Isn't that kind of missing the point of what music is all about?

Duffin played a few musical examples to illustrate his points. One example utilized an electronically produced and scientifically accurate realization of a piano work in two contrasting temperaments. While I have to say there was a subtle but discernible difference between them - and that the non-ET version sounded less strained, warmer, and had less beating of upper harmonics - I was not overly impressed with the improved version. It wasn't at all like seeing a movie in 3D for the first time after having only known the standard format.

Given all of the factors that go into experiencing a work of music, the tuning aspect pales in comparison. To my ears, the version of temperament that is used is fairly trivial. I don't go to concerts to listen to intonation, and "imprecision" in performance normally doesn't bother me (unless it is really, really bad).

Another thing I realized from Duffin's presentation is that the social aspects of music making override the theoretical rules that theorists claim exist. It could be that every accomplished musician has their own unique tuning system. This is what makes one great violinist different from another. They just hear notes and intervals differently - as if it were part of their musical DNA or cultural context. In practice the range of expression possible in the production of a major-third, or a perfect-fifth can vary enormously. There are more gradations than even an enharmonic sharp or flat. Ask any microtonalist.

ET is no more than an approximation and a guidepost. It has never been more than a musical version of lane-lines painted on the highway. No musician in their right mind would expect all music to conform to such a limited and restrictive tuning system. It's a framework, not a Draconian pitch-grid where your teacher will swat your fingers with a ruler if you go outside of the lines.

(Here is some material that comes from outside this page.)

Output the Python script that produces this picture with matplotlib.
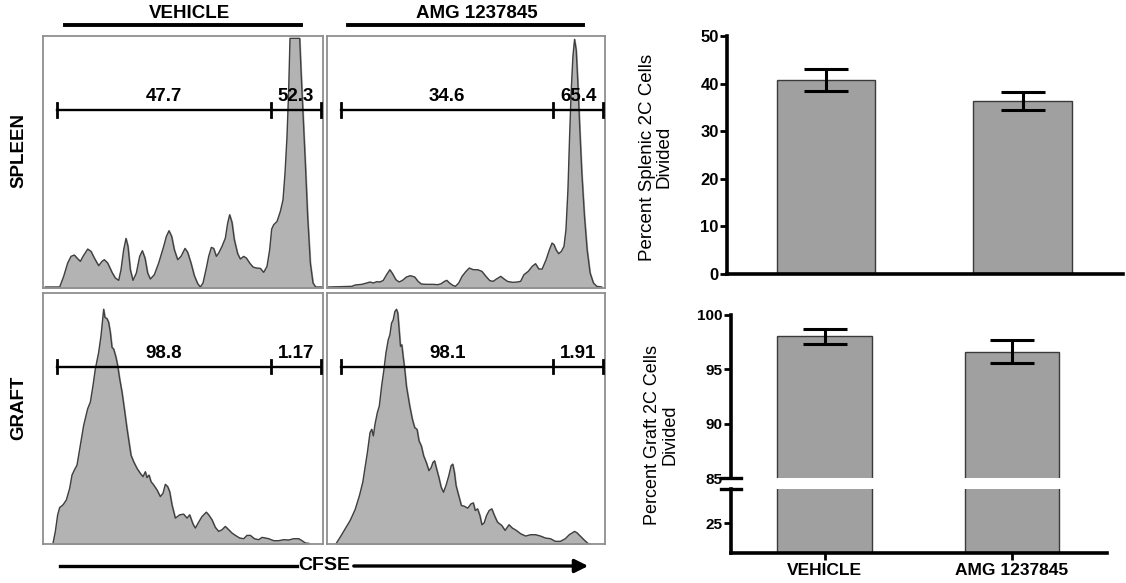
import matplotlib
matplotlib.use("Agg")
import matplotlib.pyplot as plt
from matplotlib.lines import Line2D
from matplotlib.patches import FancyArrowPatch
import numpy as np

plt.rcParams['font.family'] = ['Liberation Sans', 'DejaVu Sans']

# ---- CFSE histograms (x: CFSE channel, arbitrary units; y: cell count, arbitrary units)
spleen_veh_x = [7, 50, 62, 74, 84, 94, 102, 112, 120, 134, 144, 154, 167, 177, 184, 194, 207, 217, 227, 234,
                242, 249, 255, 262, 270, 280, 290, 298, 306, 314, 322, 334, 347, 362, 370, 378, 386, 394, 404,
                414, 426, 434, 444, 454, 464, 472, 480, 490, 497, 505, 512, 520, 527, 537, 547, 554, 560, 567,
                574, 584, 592, 602, 610, 620, 630, 640, 652, 662, 672, 680, 686, 692, 702, 712, 720, 726, 732,
                737, 741, 770, 774, 780, 787, 794, 802, 810, 818, 837]
spleen_veh_y = [3, 3, 35, 75, 95, 99, 90, 80, 95, 117, 110, 90, 67, 80, 85, 75, 47, 30, 23, 55,
                115, 149, 125, 55, 23, 45, 95, 112, 90, 45, 27, 40, 75, 125, 155, 172, 155, 115, 85,
                95, 119, 107, 75, 37, 13, 3, 15, 60, 95, 122, 119, 95, 105, 125, 150, 195, 220, 197,
                145, 103, 87, 95, 90, 75, 63, 60, 59, 47, 65, 115, 177, 190, 200, 230, 265, 345, 455,
                595, 750, 750, 655, 525, 375, 215, 75, 15, 3, 3]

spleen_amg_x = [5, 75, 85, 105, 120, 130, 140, 150, 160, 170, 180, 190, 198, 208, 218, 228, 240, 252, 265, 275,
                285, 300, 320, 335, 345, 355, 362, 370, 380, 388, 398, 408, 420, 430, 442, 455, 468, 480, 492,
                502, 512, 525, 535, 545, 560, 575, 585, 595, 608, 620, 630, 640, 650, 662, 672, 680, 686, 692,
                700, 708, 716, 722, 728, 733, 738, 743, 748, 753, 758, 764, 770, 778, 786, 795, 805, 815, 830]
spleen_amg_y = [3, 5, 9, 11, 15, 18, 15, 19, 18, 23, 40, 55, 43, 25, 18, 23, 33, 37, 33, 20,
                12, 11, 11, 10, 13, 20, 23, 15, 8, 5, 15, 35, 50, 60, 55, 55, 50, 35, 22,
                20, 27, 35, 27, 20, 17, 18, 20, 40, 50, 65, 73, 57, 57, 85, 115, 135, 130, 115,
                103, 110, 125, 175, 295, 455, 595, 695, 747, 715, 615, 475, 345, 215, 115, 45, 15, 5, 3]

graft_veh_x = [30, 37, 44, 50, 60, 70, 80, 87, 94, 102, 112, 122, 134, 142, 150, 157, 167, 174, 179, 182,
               186, 192, 197, 202, 207, 212, 219, 224, 230, 237, 244, 252, 258, 264, 272, 282, 292, 300, 307,
               312, 318, 324, 332, 342, 352, 360, 367, 374, 380, 387, 397, 410, 422, 432, 440, 450, 457, 467,
               477, 490, 497, 507, 517, 527, 537, 547, 557, 567, 577, 590, 602, 612, 622, 634, 647, 657, 667,
               677, 692, 707, 722, 737, 752, 767, 777, 787, 797]
graft_veh_y = [2, 38, 88, 110, 118, 133, 168, 208, 223, 238, 298, 358, 408, 428, 478, 528, 578, 628, 678, 708,
               683, 680, 668, 638, 593, 588, 563, 538, 498, 458, 408, 348, 308, 268, 248, 228, 213, 203, 218,
               200, 208, 188, 178, 163, 143, 153, 180, 173, 158, 118, 78, 88, 90, 78, 88, 60, 48, 66,
               83, 96, 88, 73, 50, 38, 43, 53, 43, 33, 26, 18, 16, 26, 26, 16, 13, 20, 18,
               16, 10, 10, 13, 12, 16, 16, 10, 3, 2]

graft_amg_x = [28, 40, 55, 70, 85, 98, 108, 115, 122, 130, 135, 140, 145, 152, 158, 165, 172, 178, 185, 190,
               195, 200, 205, 210, 214, 218, 222, 226, 230, 235, 240, 245, 250, 258, 265, 272, 278, 285, 292,
               300, 308, 315, 320, 325, 330, 338, 345, 352, 360, 368, 375, 380, 385, 390, 398, 406, 415, 425,
               435, 442, 448, 455, 462, 468, 475, 482, 490, 498, 505, 515, 528, 538, 550, 560, 572, 585, 600,
               615, 630, 645, 660, 675, 690, 705, 720, 732, 748, 755, 765, 775, 788, 795]
graft_amg_y = [2, 21, 46, 71, 104, 146, 186, 231, 276, 336, 346, 326, 361, 396, 416, 476, 526, 576, 616, 631,
               666, 676, 701, 708, 696, 646, 596, 601, 566, 526, 476, 446, 416, 376, 351, 346, 311, 296, 266,
               246, 221, 231, 246, 251, 231, 201, 171, 156, 178, 206, 236, 241, 216, 176, 146, 116, 114, 108,
               121, 124, 101, 106, 86, 58, 64, 86, 101, 106, 88, 66, 56, 41, 58, 48, 41, 31, 24,
               28, 28, 24, 18, 16, 8, 8, 16, 28, 38, 34, 24, 14, 2, 0]

# gates: [left, split, right] on the CFSE channel, and the percentages in each gate
gate_edges = [42, 684, 834]
gate_level = 535
spleen_pct = [['47.7', '52.3'], ['34.6', '65.4']]
graft_pct = [['98.8', '1.17'], ['98.1', '1.91']]

# ---- bar charts
groups = ['VEHICLE', 'AMG 1237845']
spleen_mean = [40.8, 36.3]
spleen_sem = [2.25, 1.9]
graft_mean = [98.03, 96.64]
graft_sem = [0.68, 1.1]

W, H = 1126, 583
fig = plt.figure(figsize=(W / 100, H / 100), dpi=100)


def box(x0, y0, x1, y1):
    # pixel box (top-left origin) -> figure fraction rect
    return [x0 / W, 1 - y1 / H, (x1 - x0) / W, (y1 - y0) / H]


def hist_panel(rect, xs, ys, pct):
    ax = fig.add_axes(rect)
    ax.fill_between(xs, ys, 0, color='#b3b3b3', zorder=1)
    ax.plot(xs, ys, color='#3f3f3f', lw=1.0, zorder=2)
    ax.set_xlim(0, 840)
    ax.set_ylim(0, 757)
    ax.set_xticks([])
    ax.set_yticks([])
    for s in ax.spines.values():
        s.set_color('#8f8f8f')
        s.set_linewidth(1.3)
    ax.plot([gate_edges[0], gate_edges[2]], [gate_level, gate_level], color='black', lw=1.7, zorder=3,
            clip_on=False)
    for gx in gate_edges:
        ax.plot([gx, gx], [gate_level - 20, gate_level + 20], color='black', lw=2.0, zorder=3, clip_on=False)
    ax.text((gate_edges[0] + gate_edges[1]) / 2, gate_level + 14, pct[0], ha='center', va='bottom',
            fontsize=13.5, fontweight='bold', zorder=4)
    ax.text((gate_edges[1] + gate_edges[2]) / 2, gate_level + 14, pct[1], ha='center', va='bottom',
            fontsize=13.5, fontweight='bold', zorder=4)
    return ax


hist_panel(box(43, 36, 323, 288), spleen_veh_x, spleen_veh_y, spleen_pct[0])
hist_panel(box(327, 36, 605, 288), spleen_amg_x, spleen_amg_y, spleen_pct[1])
hist_panel(box(43, 293, 323, 544), graft_veh_x, graft_veh_y, graft_pct[0])
hist_panel(box(327, 293, 605, 544), graft_amg_x, graft_amg_y, graft_pct[1])

# column headers with underline
fig.text(190 / W, 1 - 14 / H, 'VEHICLE', ha='center', va='center', fontsize=13.5, fontweight='bold')
fig.text(477 / W, 1 - 14 / H, 'AMG 1237845', ha='center', va='center', fontsize=13.5, fontweight='bold')
fig.add_artist(Line2D([65 / W, 301 / W], [1 - 25 / H] * 2, color='black', lw=2.8))
fig.add_artist(Line2D([348 / W, 583 / W], [1 - 25 / H] * 2, color='black', lw=2.8))

# row labels
fig.text(19 / W, 1 - 150 / H, 'SPLEEN', rotation=90, ha='center', va='center', fontsize=13.5, fontweight='bold')
fig.text(19 / W, 1 - 408 / H, 'GRAFT', rotation=90, ha='center', va='center', fontsize=13.5, fontweight='bold')

# CFSE arrow
fig.text(324 / W, 1 - 566 / H, 'CFSE', ha='center', va='center', fontsize=14, fontweight='bold')
fig.add_artist(Line2D([60 / W, 297 / W], [1 - 566 / H] * 2, color='black', lw=2.4))
fig.add_artist(FancyArrowPatch((351 / W, 1 - 566 / H), (591 / W, 1 - 566 / H),
                               transform=fig.transFigure, arrowstyle='-|>',
                               mutation_scale=20, lw=2.4, color='black'))

bar_kw = dict(color='#a0a0a0', edgecolor='#3a3a3a', linewidth=1.0, zorder=2)
err_kw = dict(fmt='none', ecolor='black', elinewidth=2.2, capsize=16, capthick=2.2, zorder=3)

# ---- spleen bar chart
ax1 = fig.add_axes(box(727, 36, 1123, 274))
xpos = np.arange(len(groups))
ax1.bar(xpos, spleen_mean, width=0.5, **bar_kw)
ax1.errorbar(xpos, spleen_mean, yerr=spleen_sem, **err_kw)
ax1.set_xlim(-0.504, 1.511)
ax1.set_ylim(0, 50)
ax1.set_yticks([0, 10, 20, 30, 40, 50])
ax1.set_xticks([])
for s in ['top', 'right']:
    ax1.spines[s].set_visible(False)
for s in ['left', 'bottom']:
    ax1.spines[s].set_linewidth(2.6)
ax1.tick_params(axis='y', length=5, width=2, pad=1, labelsize=12)
for lab in ax1.get_yticklabels():
    lab.set_fontweight('bold')
fig.text(656 / W, 1 - 157 / H, 'Percent Splenic 2C Cells\nDivided', rotation=90, ha='center', va='center',
         fontsize=13.5, linespacing=1.0, multialignment='center')

# ---- graft bar chart (broken axis)
ax2 = fig.add_axes(box(731, 315, 1107, 478))
ax3 = fig.add_axes(box(731, 489, 1107, 553))
for ax in (ax2, ax3):
    ax.bar(xpos, graft_mean, width=0.505, **bar_kw)
    ax.set_xlim(-0.499, 1.507)
    ax.spines['top'].set_visible(False)
    ax.spines['right'].set_visible(False)
    ax.spines['left'].set_linewidth(2.6)
    ax.spines['bottom'].set_linewidth(2.6)
    ax.tick_params(axis='y', length=5, width=2, pad=1, labelsize=11)
ax2.errorbar(xpos, graft_mean, yerr=graft_sem, **err_kw)
ax2.set_ylim(85, 100)
ax2.set_yticks([85, 90, 95, 100])
ax2.spines['bottom'].set_visible(False)
ax2.set_xticks([])
ax3.set_ylim(22.24, 28.13)
ax3.set_yticks([25])
ax3.set_xticks(xpos)
ax3.set_xticklabels(groups, fontsize=12.5, fontweight='bold')
ax3.tick_params(axis='x', length=5, width=2, pad=2)
for ax in (ax2, ax3):
    for lab in ax.get_yticklabels():
        lab.set_fontweight('bold')
# break caps on the y axis
ax2.plot([-0.027, 0.027], [0, 0], transform=ax2.transAxes, color='black', lw=2.4, clip_on=False)
ax3.plot([-0.027, 0.027], [1, 1], transform=ax3.transAxes, color='black', lw=2.4, clip_on=False)
fig.text(661 / W, 1 - 435 / H, 'Percent Graft 2C Cells\nDivided', rotation=90, ha='center', va='center',
         fontsize=13, linespacing=1.0, multialignment='center')

fig.savefig('out.png', dpi=100)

On the other hand, alternative tuning systems to ET that have been (or likely will be) proposed are also a compromise. I hate to break the news, but no tuning-system Utopia exists - at least with the 12-note to the octave standard. In the end, ANY tuning system will only function as a rough and imperfect road map for the fabulous musical excursions that practicing musicians will inevitably take us on.

I don't buy the argument that equal-temperament has ruined harmony, and I don't think we have to worry about it either. There are much bigger bones to pick. You can sleep soundly at night knowing that music will still be there for you the next morning, equal-temperament or not.